The End of Gold? Monetary Metals Studied at the Planetary and Human Scale During the Classical Gold Standard Era

Mar 06, 2018

Lecture at GHI West (201 Moses Hall, UC Berkeley) | Speaker: Andrea Westermann, GHI West Research Fellow and Head of Office

GHI West Research Fellow Andrea Westermann will analyze an early case of global mineral resource appraisal during this lecture at the Institute of European Studies at UC Berkeley. In 1877, Eduard Suess, a professor of geology from Vienna published The Future of Gold (Die Zukunft des Goldes). In 1892, the year the Austrian Government convened an expert commission to discuss its Empire's transition from a 40-year period of inconvertible paper money to a gold coinage standard, he published his update The Future of Silver (Die Zukunft des Silbers).
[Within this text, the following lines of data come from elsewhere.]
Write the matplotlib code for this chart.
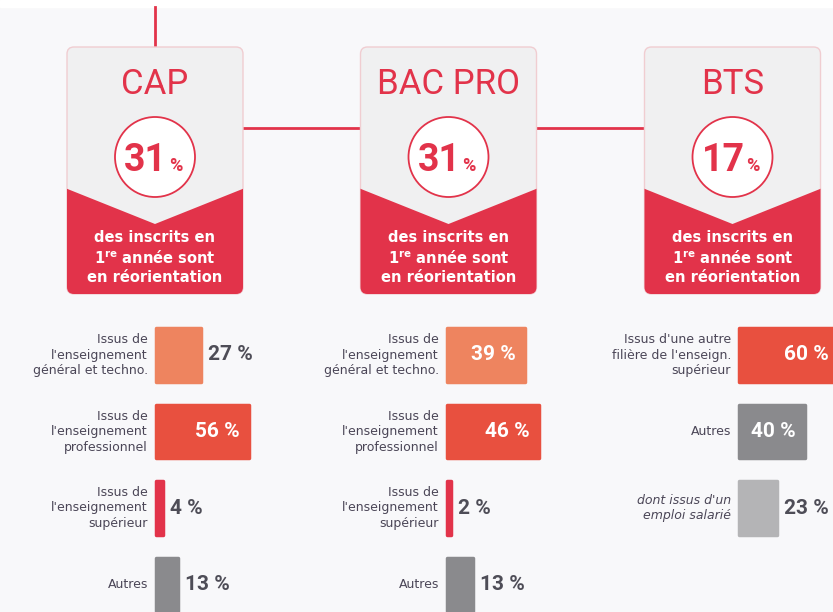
import numpy as np
import matplotlib.pyplot as plt
from matplotlib.patches import FancyBboxPatch, Polygon, Circle

levels = ["CAP", "BAC PRO", "BTS"]
reorientation = [31, 31, 17]

cap_labels = ["Issus de\nl'enseignement\ngénéral et techno.",
              "Issus de\nl'enseignement\nprofessionnel",
              "Issus de\nl'enseignement\nsupérieur",
              "Autres"]
cap_values = [27, 56, 4, 13]

bac_labels = ["Issus de\nl'enseignement\ngénéral et techno.",
              "Issus de\nl'enseignement\nprofessionnel",
              "Issus de\nl'enseignement\nsupérieur",
              "Autres"]
bac_values = [39, 46, 2, 13]

bts_labels = ["Issus d'une autre\nfilière de l'enseign.\nsupérieur",
              "Autres",
              "dont issus d'un\nemploi salarié"]
bts_values = [60, 40, 23]

RED = "#e2334a"
ORANGE = "#ee845f"
BRIGHT = "#e8503f"
DARK = "#8a8a8d"
LIGHT = "#b4b4b6"
TXT = "#4b4657"

cap_colors = [ORANGE, BRIGHT, RED, DARK]
bac_colors = [ORANGE, BRIGHT, RED, DARK]
bts_colors = [BRIGHT, DARK, LIGHT]

W, H = 833, 612
fig = plt.figure(figsize=(W / 100, H / 100), dpi=100)
fig.patch.set_facecolor("#f8f8fa")

ax = fig.add_axes([0, 0, 1, 1])
ax.set_xlim(0, W)
ax.set_ylim(H, 0)
ax.axis("off")
ax.axhspan(0, 7, color="white", zorder=0)

# connector lines
centers = [155, 448.5, 732.5]
card_w = 176
top, bottom = 47, 294
ax.plot([centers[0], centers[0]], [7, top], color=RED, lw=2, zorder=1)
for c1, c2 in zip(centers[:-1], centers[1:]):
    ax.plot([c1 + card_w / 2, c2 - card_w / 2], [128, 128], color=RED, lw=2, zorder=1)

for cx, name, pct in zip(centers, levels, reorientation):
    x0 = cx - card_w / 2
    card = FancyBboxPatch((x0, top), card_w, bottom - top,
                          boxstyle="round,pad=0,rounding_size=7",
                          fc="#f0f0f1", ec="#f0cdd1", lw=1, zorder=2)
    ax.add_patch(card)
    red = Polygon([(x0 - 2, 188), (cx, 224), (x0 + card_w + 2, 188),
                   (x0 + card_w + 2, bottom + 2), (x0 - 2, bottom + 2)],
                  closed=True, fc=RED, ec="none", zorder=3)
    ax.add_patch(red)
    red.set_clip_path(card)

    ax.text(cx, 84, name, ha="center", va="center", fontsize=25,
            family="Roboto", color=RED, zorder=4)
    ax.add_patch(Circle((cx, 157), 40, fc="white", ec=RED, lw=1.3, zorder=4))
    ax.text(cx + 12, 171, str(pct), ha="right", va="baseline", fontsize=27,
            family="Roboto", weight="bold", color=RED, zorder=5)
    ax.text(cx + 14, 171, "%", ha="left", va="baseline", fontsize=13,
            family="Roboto", weight="bold", color=RED, zorder=5)

    ax.text(cx, 237, "des inscrits en", ha="center", va="center", fontsize=10.5,
            weight="bold", color="white", zorder=5)
    ax.text(cx, 258, r"1$^{\mathbf{re}}$ année sont", ha="center", va="center",
            fontsize=10.5, weight="bold", color="white", zorder=5)
    ax.text(cx, 278, "en réorientation", ha="center", va="center", fontsize=10.5,
            weight="bold", color="white", zorder=5)

# bar panels
row_h = 76.5
first_row = 355
panels = [
    (156, 1.66, cap_labels, cap_values, cap_colors),
    (447, 2.0, bac_labels, bac_values, bac_colors),
    (739, 1.65, bts_labels, bts_values, bts_colors),
]
for x0, scale, labels, values, colors in panels:
    ytop = first_row - row_h / 2
    hpx = 4 * row_h
    wpx = W - x0
    bax = fig.add_axes([x0 / W, (H - ytop - hpx) / H, wpx / W, hpx / H])
    bax.set_xlim(0, wpx / scale)
    bax.set_ylim(3.5, -0.5)
    bax.axis("off")
    bax.patch.set_alpha(0)
    rows = np.arange(len(values))
    bars = bax.barh(rows, values, height=0.7, color=colors, edgecolor=colors,
                    lw=2.5, zorder=2)
    for b in bars:
        b.set_joinstyle("round")
        b.set_clip_on(False)
    for i, (lab, v) in enumerate(zip(labels, values)):
        italic = lab.startswith("dont")
        bax.annotate(lab, xy=(0, i), xytext=(-8, 0), textcoords="offset pixels",
                     ha="right", va="center", fontsize=9, color=TXT,
                     style="italic" if italic else "normal",
                     linespacing=1.25, annotation_clip=False)
        if v * scale > 55:
            bax.annotate(f"{v} %", xy=(v, i), xytext=(-9, 0), textcoords="offset pixels",
                         ha="right", va="center", fontsize=15, family="Roboto",
                         weight="bold", color="white", annotation_clip=False)
        else:
            bax.annotate(f"{v} %", xy=(v, i), xytext=(7, 0), textcoords="offset pixels",
                         ha="left", va="center", fontsize=15, family="Roboto",
                         weight="bold", color="#4e4d57", annotation_clip=False)

fig.savefig("out.png", dpi=100, facecolor=fig.get_facecolor())
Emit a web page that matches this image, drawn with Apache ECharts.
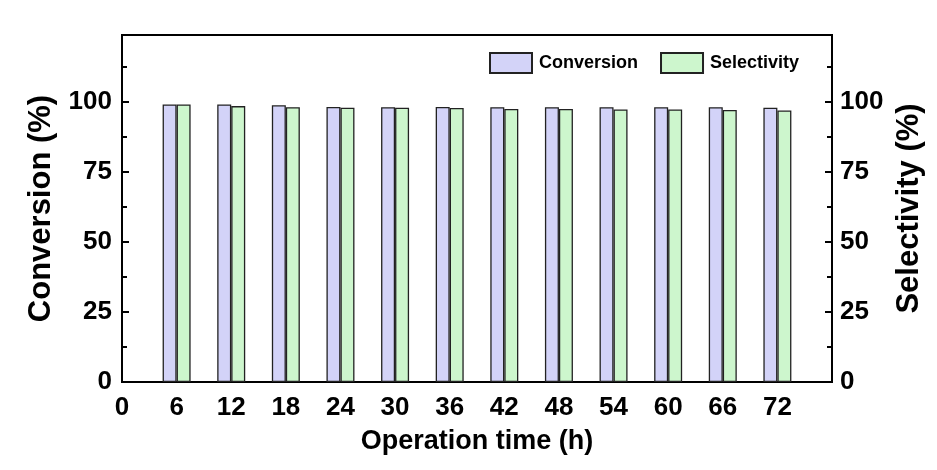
<!DOCTYPE html>
<html>
<head>
<meta charset="utf-8">
<script src="https://cdn.jsdelivr.net/npm/echarts@6/dist/echarts.min.js"></script>
<style>
  html, body { margin: 0; padding: 0; background: #ffffff; }
  #chart { width: 937px; height: 470px; }
</style>
</head>
<body>
<div id="chart"></div>
<script>
// Operation time (h) for each sampling point
const hours = [6, 12, 18, 24, 30, 36, 42, 48, 54, 60, 66, 72];
// Conversion (%) at each time point
const conversion = [99.2, 99.2, 98.9, 98.3, 98.2, 98.3, 98.2, 98.2, 98.2, 98.2, 98.2, 98.0];
// Selectivity (%) at each time point
const selectivity = [99.2, 98.6, 98.2, 98.0, 98.0, 97.9, 97.6, 97.6, 97.4, 97.4, 97.2, 97.0];
// Axis tick labels
const xTicks = [0, 6, 12, 18, 24, 30, 36, 42, 48, 54, 60, 66, 72];
const yTicks = [0, 25, 50, 75, 100];

const FONT = '"Liberation Sans", Arial, sans-serif';
const chart = echarts.init(document.getElementById('chart'), null, { renderer: 'canvas' });

const pairs = (vals) => hours.map((h, i) => [h, vals[i]]);

const yAxisBase = {
  type: 'value',
  min: 0,
  max: 124,
  interval: 25,
  nameLocation: 'middle',
  nameRotate: 90,
  nameTextStyle: { fontFamily: FONT, fontWeight: 'bold', fontSize: 31, color: '#000' },
  axisLine: { show: true, lineStyle: { color: '#000', width: 2 } },
  axisTick: { show: true, inside: true, length: 7, lineStyle: { color: '#000', width: 2 } },
  minorTick: { show: true, splitNumber: 2, length: 5, lineStyle: { color: '#000', width: 2 } },
  splitLine: { show: false },
  axisLabel: {
    fontFamily: FONT, fontWeight: 'bold', fontSize: 26, color: '#000',
    formatter: (v) => (yTicks.indexOf(v) >= 0 ? String(v) : '')
  }
};

chart.setOption({
  backgroundColor: '#ffffff',
  animation: false,
  grid: {
    left: 122, right: 105, top: 35, bottom: 88,
    show: true, borderColor: '#000', borderWidth: 2, backgroundColor: 'transparent'
  },
  legend: {
    left: 489, top: 52, padding: 0,
    itemWidth: 42, itemHeight: 20, itemGap: 22,
    icon: 'rect',
    textStyle: { fontFamily: FONT, fontWeight: 'bold', fontSize: 18, color: '#000', padding: [0, 0, 0, 2] },
    data: ['Conversion', 'Selectivity']
  },
  xAxis: {
    type: 'value',
    min: 0, max: 78, interval: 6,
    name: 'Operation time (h)',
    nameLocation: 'middle',
    nameGap: 46,
    nameTextStyle: { fontFamily: FONT, fontWeight: 'bold', fontSize: 27, color: '#000' },
    axisLine: { show: true, lineStyle: { color: '#000', width: 2 } },
    axisTick: { show: false },
    splitLine: { show: false },
    axisLabel: {
      margin: 13,
      fontFamily: FONT, fontWeight: 'bold', fontSize: 26, color: '#000',
      formatter: (v) => (xTicks.indexOf(v) >= 0 ? String(v) : '')
    }
  },
  yAxis: [
    Object.assign({}, yAxisBase, {
      position: 'left', name: 'Conversion (%)', nameGap: 65,
      axisLabel: Object.assign({}, yAxisBase.axisLabel, { margin: 10 })
    }),
    Object.assign({}, yAxisBase, {
      position: 'right', name: 'Selectivity (%)', nameGap: 62,
      axisLabel: Object.assign({}, yAxisBase.axisLabel, { margin: 8 })
    })
  ],
  series: [
    {
      name: 'Conversion',
      type: 'bar',
      yAxisIndex: 0,
      barWidth: 14,
      barGap: '0%',
      itemStyle: { color: '#d3d3f8', borderColor: '#222', borderWidth: 1.3 },
      data: pairs(conversion)
    },
    {
      name: 'Selectivity',
      type: 'bar',
      yAxisIndex: 1,
      barWidth: 14,
      barGap: '0%',
      itemStyle: { color: '#cdf6cd', borderColor: '#222', borderWidth: 1.3 },
      data: pairs(selectivity)
    }
  ]
});
</script>
</body>
</html>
In his studies, the Austrian geologist predicted a probable decline in the future world production of gold, and that under an international gold standard the supply of monetary gold would not be sufficient to meet the long-term demands of rapidly expanding world trade. The global production of silver, in contrast, would increase at a more regular rate. According to Suess, the money of the future was silver. 

Why did Suess suggest dealing with both geological and monetary stocks of gold simultaneously? And why did his contemporaries ultimately reject his proposals? Dr. Westermann's findings speak to a pressing environmental issue: they point to the successful decoupling of the vision of sustained economic growth on the one hand, and mineral resource consumption on the other.